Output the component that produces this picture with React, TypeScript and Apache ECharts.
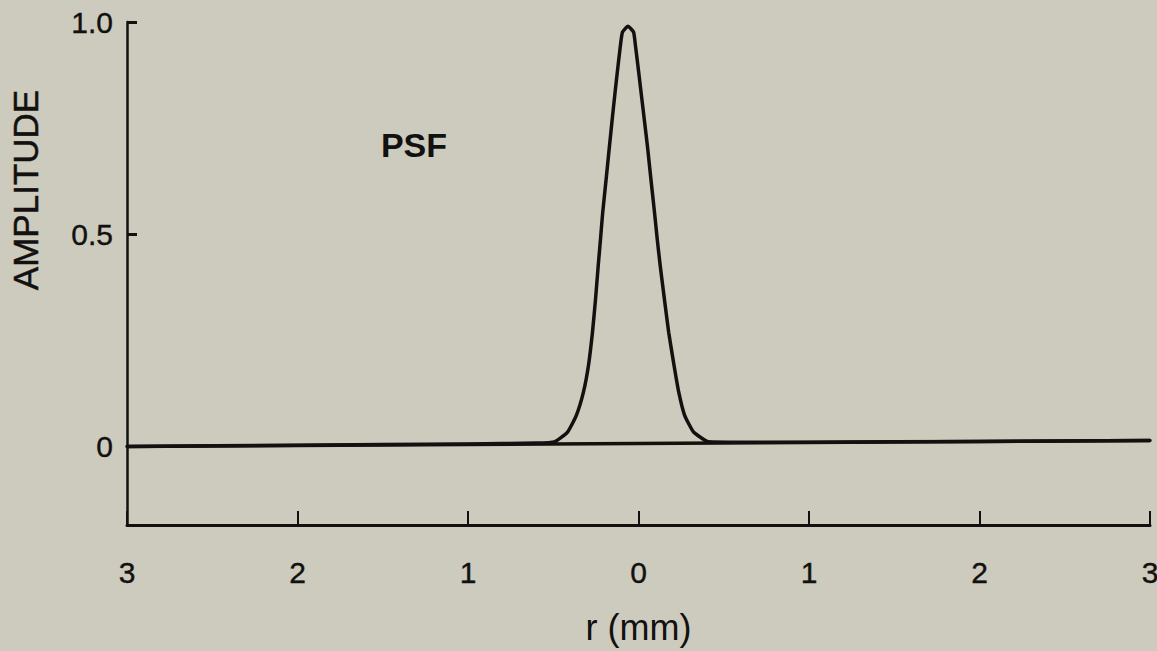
import React, { useEffect, useRef } from "react";
import * as echarts from "echarts";

// r (mm) positions, left to right
const rValues = [
  -3, -2, -1, -0.6, -0.493, -0.416, -0.364, -0.323, -0.293, -0.27, -0.252, -0.236,
  -0.223, -0.21, -0.19, -0.17, -0.15, -0.129, -0.106, -0.094, -0.062, -0.029,
  -0.018, 0.006, 0.029, 0.052, 0.073, 0.094, 0.11, 0.127, 0.152, 0.177, 0.208,
  0.236, 0.27, 0.323, 0.411, 0.6, 1, 2, 3,
];
// PSF amplitude at each r
const amplitude = [
  0, 0.003, 0.006, 0.008, 0.011, 0.034, 0.074, 0.128, 0.192, 0.269, 0.347, 0.427,
  0.488, 0.551, 0.629, 0.709, 0.787, 0.865, 0.945, 0.976, 0.99, 0.976,
  0.945, 0.865, 0.787, 0.709, 0.629, 0.551, 0.488, 0.427, 0.347, 0.269, 0.192,
  0.128, 0.074, 0.034, 0.011, 0.01, 0.01, 0.012, 0.014,
];
// straight zero line drawn under the peak
const baselineR = [-3, 3];
const baselineAmp = [0, 0.014];

const yLabelValues = [0, 0.5, 1];
const yTickValues = [0.5, 1];

const xAxisTitle = "r (mm)";
const yAxisTitle = "AMPLITUDE";
const curveLabel = "PSF";

const INK = "#121110";
const FONT = "'Liberation Sans', Arial, Helvetica, sans-serif";

export default function App() {
  const ref = useRef<HTMLDivElement>(null);

  useEffect(() => {
    if (!ref.current) return;
    const chart = echarts.init(ref.current, null, { renderer: "svg" });
    const curve = rValues.map((r, i) => [r, amplitude[i]]);
    const base = baselineR.map((r, i) => [r, baselineAmp[i]]);

    const boldish = { textBorderColor: INK, textBorderWidth: 0.4 };

    chart.setOption({
      animation: false,
      backgroundColor: "#cdcbbd",
      textStyle: { fontFamily: FONT, color: INK },
      grid: {
        left: 127,
        right: 7,
        top: 22,
        bottom: 126,
        containLabel: false,
        outerBoundsMode: "none",
      },
      xAxis: {
        type: "value",
        min: -3,
        max: 3,
        interval: 1,
        name: xAxisTitle,
        nameLocation: "middle",
        nameGap: 84,
        nameTextStyle: { fontSize: 36, color: INK, fontFamily: FONT },
        axisLine: { show: true, onZero: false, lineStyle: { color: INK, width: 3 } },
        axisTick: { show: true, inside: true, length: 14, lineStyle: { color: INK, width: 2 } },
        axisLabel: {
          show: true,
          fontSize: 30,
          color: INK,
          margin: 32,
          fontFamily: FONT,
          hideOverlap: false,
          ...boldish,
          formatter: (v: number) => String(Math.abs(Math.round(v))),
        },
        splitLine: { show: false },
      },
      yAxis: {
        type: "value",
        min: -0.185,
        max: 1,
        axisLine: { show: true, onZero: false, lineStyle: { color: INK, width: 2.5 } },
        axisTick: {
          show: true,
          inside: true,
          length: 10,
          customValues: yTickValues,
          lineStyle: { color: INK, width: 3 },
        },
        axisLabel: {
          show: true,
          fontSize: 30,
          color: INK,
          margin: 14,
          fontFamily: FONT,
          customValues: yLabelValues,
          ...boldish,
          formatter: (v: number) => (v === 0 ? "0" : v.toFixed(1)),
        },
        splitLine: { show: false },
      },
      graphic: [
        {
          type: "text",
          x: 25,
          y: 190,
          rotation: Math.PI / 2,
          style: {
            text: yAxisTitle,
            fontSize: 35,
            fontFamily: FONT,
            fill: INK,
            stroke: INK,
            lineWidth: 0.5,
            align: "center",
            verticalAlign: "middle",
          },
        },
        {
          type: "text",
          x: 414,
          y: 145,
          style: {
            text: curveLabel,
            fontSize: 34,
            fontWeight: "bold",
            fontFamily: FONT,
            fill: INK,
            align: "center",
            verticalAlign: "middle",
          },
        },
      ],
      series: [
        {
          type: "line",
          name: "baseline",
          data: base,
          showSymbol: false,
          lineStyle: { color: INK, width: 3.5 },
          silent: true,
        },
        {
          type: "line",
          name: curveLabel,
          data: curve,
          showSymbol: false,
          smooth: 0.15,
          lineStyle: { color: INK, width: 3.5, join: "round", cap: "round" },
        },
      ],
    });

    return () => chart.dispose();
  }, []);

  return (
    <div
      ref={ref}
      style={{ position: "absolute", left: 0, top: 0, width: 1157, height: 651 }}
    />
  );
}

----------------

=== THE TASK ===
Copy each line in full and exactly, omitting any picture.

=== EXERCISE RESULT ===
Output the component that produces this picture with React, TypeScript and Apache ECharts.
import React, { useEffect, useRef } from "react";
import * as echarts from "echarts";

// r (mm) positions, left to right
const rValues = [
  -3, -2, -1, -0.6, -0.493, -0.416, -0.364, -0.323, -0.293, -0.27, -0.252, -0.236,
  -0.223, -0.21, -0.19, -0.17, -0.15, -0.129, -0.106, -0.094, -0.062, -0.029,
  -0.018, 0.006, 0.029, 0.052, 0.073, 0.094, 0.11, 0.127, 0.152, 0.177, 0.208,
  0.236, 0.27, 0.323, 0.411, 0.6, 1, 2, 3,
];
// PSF amplitude at each r
const amplitude = [
  0, 0.003, 0.006, 0.008, 0.011, 0.034, 0.074, 0.128, 0.192, 0.269, 0.347, 0.427,
  0.488, 0.551, 0.629, 0.709, 0.787, 0.865, 0.945, 0.976, 0.99, 0.976,
  0.945, 0.865, 0.787, 0.709, 0.629, 0.551, 0.488, 0.427, 0.347, 0.269, 0.192,
  0.128, 0.074, 0.034, 0.011, 0.01, 0.01, 0.012, 0.014,
];
// straight zero line drawn under the peak
const baselineR = [-3, 3];
const baselineAmp = [0, 0.014];

const yLabelValues = [0, 0.5, 1];
const yTickValues = [0.5, 1];

const xAxisTitle = "r (mm)";
const yAxisTitle = "AMPLITUDE";
const curveLabel = "PSF";

const INK = "#121110";
const FONT = "'Liberation Sans', Arial, Helvetica, sans-serif";

export default function App() {
  const ref = useRef<HTMLDivElement>(null);

  useEffect(() => {
    if (!ref.current) return;
    const chart = echarts.init(ref.current, null, { renderer: "svg" });
    const curve = rValues.map((r, i) => [r, amplitude[i]]);
    const base = baselineR.map((r, i) => [r, baselineAmp[i]]);

    const boldish = { textBorderColor: INK, textBorderWidth: 0.4 };

    chart.setOption({
      animation: false,
      backgroundColor: "#cdcbbd",
      textStyle: { fontFamily: FONT, color: INK },
      grid: {
        left: 127,
        right: 7,
        top: 22,
        bottom: 126,
        containLabel: false,
        outerBoundsMode: "none",
      },
      xAxis: {
        type: "value",
        min: -3,
        max: 3,
        interval: 1,
        name: xAxisTitle,
        nameLocation: "middle",
        nameGap: 84,
        nameTextStyle: { fontSize: 36, color: INK, fontFamily: FONT },
        axisLine: { show: true, onZero: false, lineStyle: { color: INK, width: 3 } },
        axisTick: { show: true, inside: true, length: 14, lineStyle: { color: INK, width: 2 } },
        axisLabel: {
          show: true,
          fontSize: 30,
          color: INK,
          margin: 32,
          fontFamily: FONT,
          hideOverlap: false,
          ...boldish,
          formatter: (v: number) => String(Math.abs(Math.round(v))),
        },
        splitLine: { show: false },
      },
      yAxis: {
        type: "value",
        min: -0.185,
        max: 1,
        axisLine: { show: true, onZero: false, lineStyle: { color: INK, width: 2.5 } },
        axisTick: {
          show: true,
          inside: true,
          length: 10,
          customValues: yTickValues,
          lineStyle: { color: INK, width: 3 },
        },
        axisLabel: {
          show: true,
          fontSize: 30,
          color: INK,
          margin: 14,
          fontFamily: FONT,
          customValues: yLabelValues,
          ...boldish,
          formatter: (v: number) => (v === 0 ? "0" : v.toFixed(1)),
        },
        splitLine: { show: false },
      },
      graphic: [
        {
          type: "text",
          x: 25,
          y: 190,
          rotation: Math.PI / 2,
          style: {
            text: yAxisTitle,
            fontSize: 35,
            fontFamily: FONT,
            fill: INK,
            stroke: INK,
            lineWidth: 0.5,
            align: "center",
            verticalAlign: "middle",
          },
        },
        {
          type: "text",
          x: 414,
          y: 145,
          style: {
            text: curveLabel,
            fontSize: 34,
            fontWeight: "bold",
            fontFamily: FONT,
            fill: INK,
            align: "center",
            verticalAlign: "middle",
          },
        },
      ],
      series: [
        {
          type: "line",
          name: "baseline",
          data: base,
          showSymbol: false,
          lineStyle: { color: INK, width: 3.5 },
          silent: true,
        },
        {
          type: "line",
          name: curveLabel,
          data: curve,
          showSymbol: false,
          smooth: 0.15,
          lineStyle: { color: INK, width: 3.5, join: "round", cap: "round" },
        },
      ],
    });

    return () => chart.dispose();
  }, []);

  return (
    <div
      ref={ref}
      style={{ position: "absolute", left: 0, top: 0, width: 1157, height: 651 }}
    />
  );
}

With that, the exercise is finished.